Mais toutes les larmes de cinéma ne sont pas uniment tragiques : On connaît la chanson d’Alain Resnais varie sur le caractère hétérogène de la sécrétion oculaire, et joue à osciller entre « théâtre, dérision, humour et vrai chagrin ». On rencontre un variant non moins comique chez le Tchèque Oldrich Lipsky, où Happy End inverse jusqu’au trajet de larmes, qui remontent du bas de visage vers l’œil émetteur... Le voyage s'achève en Corée du Sud avec Battement de cœur, où Lee Chang-dong réalise sans concession un « choix radical de mise en scène : tournage en un seul plan-séquence, devenant plan-film qui tente de cerner la paradoxale puissante ténue, relation entre une mère qui ne parvient plus à vivre et son enfant qui est la vie même ».
Ce qui séduit aussi en un tel livre, c'est la méthode non précautionneuse du chercheur qui parfois s’attaque aux réputations les plus indiscutées : le « jeu caricatural » et torrentiel de Renée Falconetti qui discrédite la Jeanne d'Arc de Dreyer, le « passage à côté » du critique révéré André Bazin (« on l'a connu plus clairvoyant ») devant Le Plaisir d'Ophuls, ou au détour d’une note en bas de page, un coup de griffe aux « théoriciens réductionnistes qui cherchent à faire entrer de force les œuvres vivantes dans les cases grillagées de leur idéologie à la mode » (qui diable pourrait se sentir visé ?)... Mais il n’y a pas non plus d’anathème lancé contre la trop forte générosité en larmes, ni dans le cinéma, ni — par allusion ou dérivation — dans la littérature, comme le faisait Lautréamont maudissant la poésie qui « n'a pas progressé d'un millimètre depuis Racine », et l’inusable « Lamartine, Cigogne-Larmoyante ». Non, tout est chez notre guide question de discernement dans le choix et de subtilité dans l’investigation puis l’expression. Quitte à ce que parfois la lecture en devienne un peu délicate, mais n’est-ce pas surtout respect de qui aime scruter les écrans à la recherche de la sensibilité comme de la précision conceptuelle et langagière ?
On aurait envie, interrogeant L'attrait, de savoir si cette approche, phénoménologie sans pédantisme d'abstraction, s’est accompagnée en vérité d’un discret vécu. Certes, il n’y a ici aucune larme de crocodile, mais le don des larmes ne semble pas avoir manqué dès l’origine. Il faut se rendre une fois encore aux pages de notes en bas de page, “reléguées” en fin de livre, pour apprendre que Philippe Roger... a su pleurer du moins en esthétique — à 23 ans devant un écran qui projetait le Werther d'Ophuls.
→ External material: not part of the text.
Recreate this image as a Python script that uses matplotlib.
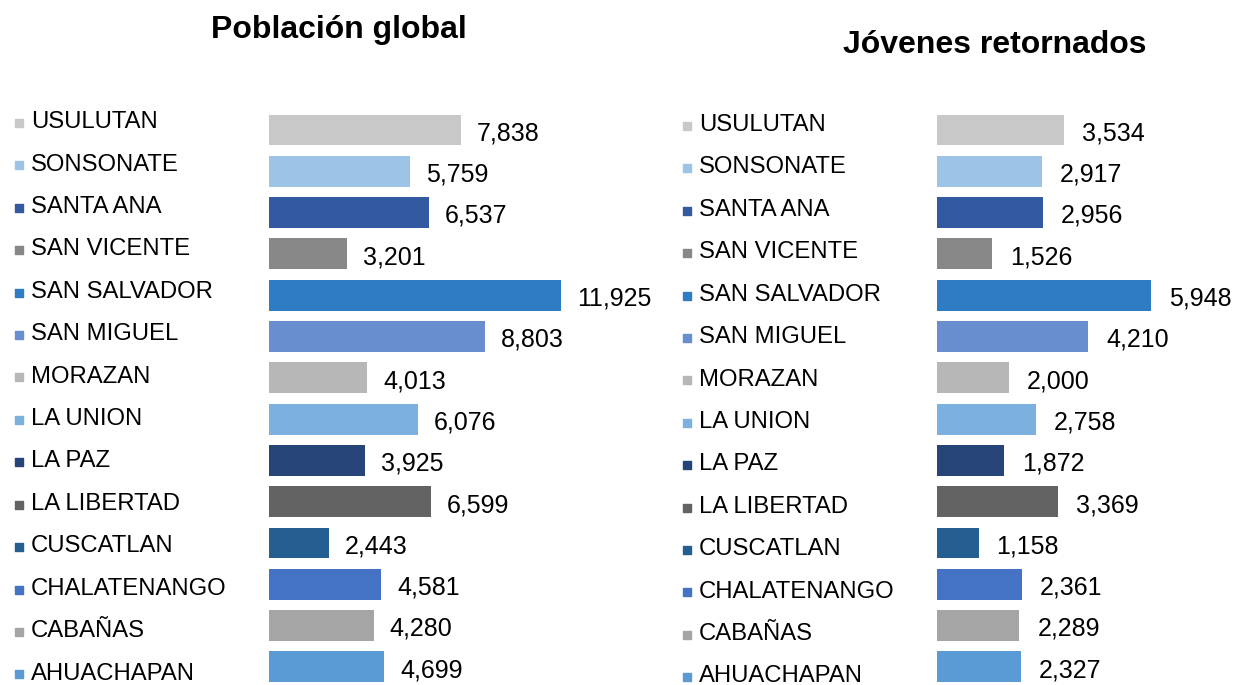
import matplotlib.pyplot as plt
import matplotlib.transforms as mtransforms

departamentos = ['USULUTAN', 'SONSONATE', 'SANTA ANA', 'SAN VICENTE', 'SAN SALVADOR',
                 'SAN MIGUEL', 'MORAZAN', 'LA UNION', 'LA PAZ', 'LA LIBERTAD',
                 'CUSCATLAN', 'CHALATENANGO', 'CABAÑAS', 'AHUACHAPAN']
poblacion_global = [7838, 5759, 6537, 3201, 11925, 8803, 4013, 6076, 3925, 6599,
                    2443, 4581, 4280, 4699]
jovenes_retornados = [3534, 2917, 2956, 1526, 5948, 4210, 2000, 2758, 1872, 3369,
                      1158, 2361, 2289, 2327]
colores = ['#C8C8C8', '#9DC3E6', '#335AA1', '#878787', '#2F7CC4', '#698ED0', '#B7B7B7',
           '#7CB0DF', '#264478', '#636363', '#255E91', '#4472C4', '#A5A5A5', '#5B9BD5']

plt.rcParams['font.family'] = ['Liberation Sans', 'DejaVu Sans']

W, H = 1235, 685
fig = plt.figure(figsize=(W / 100, H / 100), dpi=100)

row = 41.3  # px between bars
top_px = 130 - 0.5 * row


def panel(values, title, bar_x, px_per_unit, title_x, title_y, mark_x, gap, lab_dy):
    width_px = 300
    ax = fig.add_axes([bar_x / W, 0, width_px / W, 1 - top_px / H])
    n_rows = (H - top_px) / row
    ax.set_ylim(-0.5 + n_rows, -0.5)
    ax.set_xlim(0, width_px / px_per_unit)
    ax.axis('off')
    ys = list(range(len(values)))
    ax.barh(ys, values, height=0.75, color=colores)
    trans = mtransforms.blended_transform_factory(fig.transFigure, ax.transData)
    for i, (name, v) in enumerate(zip(departamentos, values)):
        ly = -0.19 + lab_dy + i * 1.027
        ax.text((mark_x + 12) / W, ly, name, transform=trans, fontsize=17.2,
                va='center', ha='left', clip_on=False)
        ax.scatter([mark_x / W], [ly + 0.02], marker='s', s=26, color=colores[i],
                   transform=trans, clip_on=False)
        ax.text(v + gap / px_per_unit, i + 0.08, f'{v:,}', fontsize=18,
                va='center', ha='left', clip_on=False)
    fig.text(title_x / W, 1 - title_y / H, title, fontsize=23, fontweight='bold',
             ha='center', va='center')


panel(poblacion_global, 'Población global', 269, 192 / 7838, 339, 30, 19, 16, 0)
panel(jovenes_retornados, 'Jóvenes retornados', 937, 127 / 3534, 995, 45, 687, 18, 0.07)

fig.savefig('out.png', dpi=100)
Ouf ! Il n'est pas besoin d’en savoir davantage devant cet ouvrage tout de pudeur et de subtilité...
Dominique Dubreuil
(Dominique Dubreuil est un écrivain français, auteur de récits, de nouvelles, de romans et aussi d’œuvres pour le théâtre.)
L'attrait des larmes, de Philippe Roger, Éditions Yellow now, 112 pages, 14 € (ICI).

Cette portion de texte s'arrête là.